### TASK DIRECTIONS
Copy the data precisely, character for character, and leave out every picture.
[BEGIN]
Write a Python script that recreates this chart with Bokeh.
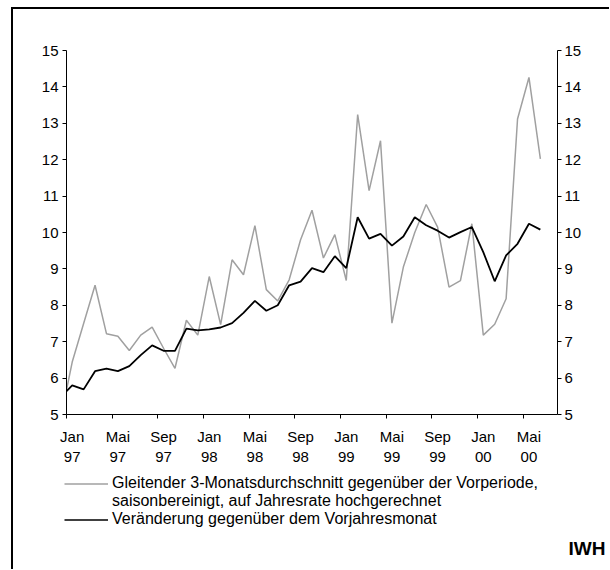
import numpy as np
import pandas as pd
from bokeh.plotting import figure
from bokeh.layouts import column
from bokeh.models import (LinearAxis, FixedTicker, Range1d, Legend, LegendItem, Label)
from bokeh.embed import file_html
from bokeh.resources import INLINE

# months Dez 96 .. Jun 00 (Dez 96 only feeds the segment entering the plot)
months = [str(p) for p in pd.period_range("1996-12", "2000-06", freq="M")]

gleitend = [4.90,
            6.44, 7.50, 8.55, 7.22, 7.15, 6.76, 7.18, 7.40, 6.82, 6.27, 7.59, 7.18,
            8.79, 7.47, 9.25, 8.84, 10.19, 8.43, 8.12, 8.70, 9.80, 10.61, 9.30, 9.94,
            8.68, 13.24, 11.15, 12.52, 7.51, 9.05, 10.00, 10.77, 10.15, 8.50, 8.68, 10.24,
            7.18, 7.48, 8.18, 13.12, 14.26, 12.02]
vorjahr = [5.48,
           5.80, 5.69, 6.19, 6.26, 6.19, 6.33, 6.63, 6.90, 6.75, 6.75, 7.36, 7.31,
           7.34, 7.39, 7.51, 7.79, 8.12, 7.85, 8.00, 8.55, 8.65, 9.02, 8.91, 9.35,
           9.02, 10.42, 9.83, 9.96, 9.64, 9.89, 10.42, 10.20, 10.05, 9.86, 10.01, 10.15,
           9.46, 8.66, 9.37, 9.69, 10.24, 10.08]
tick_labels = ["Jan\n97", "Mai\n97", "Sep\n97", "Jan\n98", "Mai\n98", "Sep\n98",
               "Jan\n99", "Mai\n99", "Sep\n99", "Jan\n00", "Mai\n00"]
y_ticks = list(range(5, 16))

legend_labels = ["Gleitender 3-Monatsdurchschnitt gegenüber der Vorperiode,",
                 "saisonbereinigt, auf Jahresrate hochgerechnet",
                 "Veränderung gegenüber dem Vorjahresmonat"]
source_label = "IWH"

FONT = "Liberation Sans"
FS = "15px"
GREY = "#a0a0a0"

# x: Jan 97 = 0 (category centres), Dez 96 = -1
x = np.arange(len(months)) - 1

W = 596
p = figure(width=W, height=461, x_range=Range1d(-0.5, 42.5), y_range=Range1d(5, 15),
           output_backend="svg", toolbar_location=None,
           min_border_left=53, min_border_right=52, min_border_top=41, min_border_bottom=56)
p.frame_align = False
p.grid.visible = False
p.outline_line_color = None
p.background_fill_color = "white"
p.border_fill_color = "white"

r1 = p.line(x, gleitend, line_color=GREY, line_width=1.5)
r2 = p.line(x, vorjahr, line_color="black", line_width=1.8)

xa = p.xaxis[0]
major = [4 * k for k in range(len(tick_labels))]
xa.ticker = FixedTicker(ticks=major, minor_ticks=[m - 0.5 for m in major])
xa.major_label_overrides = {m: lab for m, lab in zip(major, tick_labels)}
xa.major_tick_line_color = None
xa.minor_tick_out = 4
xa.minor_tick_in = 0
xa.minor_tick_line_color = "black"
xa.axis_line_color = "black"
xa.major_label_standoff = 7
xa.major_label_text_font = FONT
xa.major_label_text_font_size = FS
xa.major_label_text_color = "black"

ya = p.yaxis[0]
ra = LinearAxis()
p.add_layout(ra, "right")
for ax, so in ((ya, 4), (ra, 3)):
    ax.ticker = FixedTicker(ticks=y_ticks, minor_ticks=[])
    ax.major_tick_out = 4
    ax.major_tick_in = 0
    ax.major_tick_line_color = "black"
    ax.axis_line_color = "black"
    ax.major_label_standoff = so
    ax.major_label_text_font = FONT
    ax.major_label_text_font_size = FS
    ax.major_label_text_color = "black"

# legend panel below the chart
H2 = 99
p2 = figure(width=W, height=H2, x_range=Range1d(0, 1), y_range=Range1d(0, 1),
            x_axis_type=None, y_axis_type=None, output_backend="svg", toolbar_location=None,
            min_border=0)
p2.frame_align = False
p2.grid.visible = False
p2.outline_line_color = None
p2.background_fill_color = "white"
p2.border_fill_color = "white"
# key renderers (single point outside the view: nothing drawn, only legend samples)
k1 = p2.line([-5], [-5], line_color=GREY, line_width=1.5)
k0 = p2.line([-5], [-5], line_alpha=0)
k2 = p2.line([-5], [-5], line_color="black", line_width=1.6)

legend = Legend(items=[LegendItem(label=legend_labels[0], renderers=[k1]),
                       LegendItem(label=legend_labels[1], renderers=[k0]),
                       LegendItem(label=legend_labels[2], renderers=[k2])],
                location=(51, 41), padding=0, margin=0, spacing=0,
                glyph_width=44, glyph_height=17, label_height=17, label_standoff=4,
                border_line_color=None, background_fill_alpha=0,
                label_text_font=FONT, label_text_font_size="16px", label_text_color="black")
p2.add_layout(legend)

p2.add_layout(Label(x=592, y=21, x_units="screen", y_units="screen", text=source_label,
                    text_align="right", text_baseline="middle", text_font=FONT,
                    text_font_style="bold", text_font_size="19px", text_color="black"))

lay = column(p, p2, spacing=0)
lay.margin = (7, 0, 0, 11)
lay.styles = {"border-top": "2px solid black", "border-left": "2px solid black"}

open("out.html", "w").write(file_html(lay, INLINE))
[END]
### WRITTEN SOLUTION
Write a Python script that recreates this chart with Bokeh.
import numpy as np
import pandas as pd
from bokeh.plotting import figure
from bokeh.layouts import column
from bokeh.models import (LinearAxis, FixedTicker, Range1d, Legend, LegendItem, Label)
from bokeh.embed import file_html
from bokeh.resources import INLINE

# months Dez 96 .. Jun 00 (Dez 96 only feeds the segment entering the plot)
months = [str(p) for p in pd.period_range("1996-12", "2000-06", freq="M")]

gleitend = [4.90,
            6.44, 7.50, 8.55, 7.22, 7.15, 6.76, 7.18, 7.40, 6.82, 6.27, 7.59, 7.18,
            8.79, 7.47, 9.25, 8.84, 10.19, 8.43, 8.12, 8.70, 9.80, 10.61, 9.30, 9.94,
            8.68, 13.24, 11.15, 12.52, 7.51, 9.05, 10.00, 10.77, 10.15, 8.50, 8.68, 10.24,
            7.18, 7.48, 8.18, 13.12, 14.26, 12.02]
vorjahr = [5.48,
           5.80, 5.69, 6.19, 6.26, 6.19, 6.33, 6.63, 6.90, 6.75, 6.75, 7.36, 7.31,
           7.34, 7.39, 7.51, 7.79, 8.12, 7.85, 8.00, 8.55, 8.65, 9.02, 8.91, 9.35,
           9.02, 10.42, 9.83, 9.96, 9.64, 9.89, 10.42, 10.20, 10.05, 9.86, 10.01, 10.15,
           9.46, 8.66, 9.37, 9.69, 10.24, 10.08]
tick_labels = ["Jan\n97", "Mai\n97", "Sep\n97", "Jan\n98", "Mai\n98", "Sep\n98",
               "Jan\n99", "Mai\n99", "Sep\n99", "Jan\n00", "Mai\n00"]
y_ticks = list(range(5, 16))

legend_labels = ["Gleitender 3-Monatsdurchschnitt gegenüber der Vorperiode,",
                 "saisonbereinigt, auf Jahresrate hochgerechnet",
                 "Veränderung gegenüber dem Vorjahresmonat"]
source_label = "IWH"

FONT = "Liberation Sans"
FS = "15px"
GREY = "#a0a0a0"

# x: Jan 97 = 0 (category centres), Dez 96 = -1
x = np.arange(len(months)) - 1

W = 596
p = figure(width=W, height=461, x_range=Range1d(-0.5, 42.5), y_range=Range1d(5, 15),
           output_backend="svg", toolbar_location=None,
           min_border_left=53, min_border_right=52, min_border_top=41, min_border_bottom=56)
p.frame_align = False
p.grid.visible = False
p.outline_line_color = None
p.background_fill_color = "white"
p.border_fill_color = "white"

r1 = p.line(x, gleitend, line_color=GREY, line_width=1.5)
r2 = p.line(x, vorjahr, line_color="black", line_width=1.8)

xa = p.xaxis[0]
major = [4 * k for k in range(len(tick_labels))]
xa.ticker = FixedTicker(ticks=major, minor_ticks=[m - 0.5 for m in major])
xa.major_label_overrides = {m: lab for m, lab in zip(major, tick_labels)}
xa.major_tick_line_color = None
xa.minor_tick_out = 4
xa.minor_tick_in = 0
xa.minor_tick_line_color = "black"
xa.axis_line_color = "black"
xa.major_label_standoff = 7
xa.major_label_text_font = FONT
xa.major_label_text_font_size = FS
xa.major_label_text_color = "black"

ya = p.yaxis[0]
ra = LinearAxis()
p.add_layout(ra, "right")
for ax, so in ((ya, 4), (ra, 3)):
    ax.ticker = FixedTicker(ticks=y_ticks, minor_ticks=[])
    ax.major_tick_out = 4
    ax.major_tick_in = 0
    ax.major_tick_line_color = "black"
    ax.axis_line_color = "black"
    ax.major_label_standoff = so
    ax.major_label_text_font = FONT
    ax.major_label_text_font_size = FS
    ax.major_label_text_color = "black"

# legend panel below the chart
H2 = 99
p2 = figure(width=W, height=H2, x_range=Range1d(0, 1), y_range=Range1d(0, 1),
            x_axis_type=None, y_axis_type=None, output_backend="svg", toolbar_location=None,
            min_border=0)
p2.frame_align = False
p2.grid.visible = False
p2.outline_line_color = None
p2.background_fill_color = "white"
p2.border_fill_color = "white"
# key renderers (single point outside the view: nothing drawn, only legend samples)
k1 = p2.line([-5], [-5], line_color=GREY, line_width=1.5)
k0 = p2.line([-5], [-5], line_alpha=0)
k2 = p2.line([-5], [-5], line_color="black", line_width=1.6)

legend = Legend(items=[LegendItem(label=legend_labels[0], renderers=[k1]),
                       LegendItem(label=legend_labels[1], renderers=[k0]),
                       LegendItem(label=legend_labels[2], renderers=[k2])],
                location=(51, 41), padding=0, margin=0, spacing=0,
                glyph_width=44, glyph_height=17, label_height=17, label_standoff=4,
                border_line_color=None, background_fill_alpha=0,
                label_text_font=FONT, label_text_font_size="16px", label_text_color="black")
p2.add_layout(legend)

p2.add_layout(Label(x=592, y=21, x_units="screen", y_units="screen", text=source_label,
                    text_align="right", text_baseline="middle", text_font=FONT,
                    text_font_style="bold", text_font_size="19px", text_color="black"))

lay = column(p, p2, spacing=0)
lay.margin = (7, 0, 0, 11)
lay.styles = {"border-top": "2px solid black", "border-left": "2px solid black"}

open("out.html", "w").write(file_html(lay, INLINE))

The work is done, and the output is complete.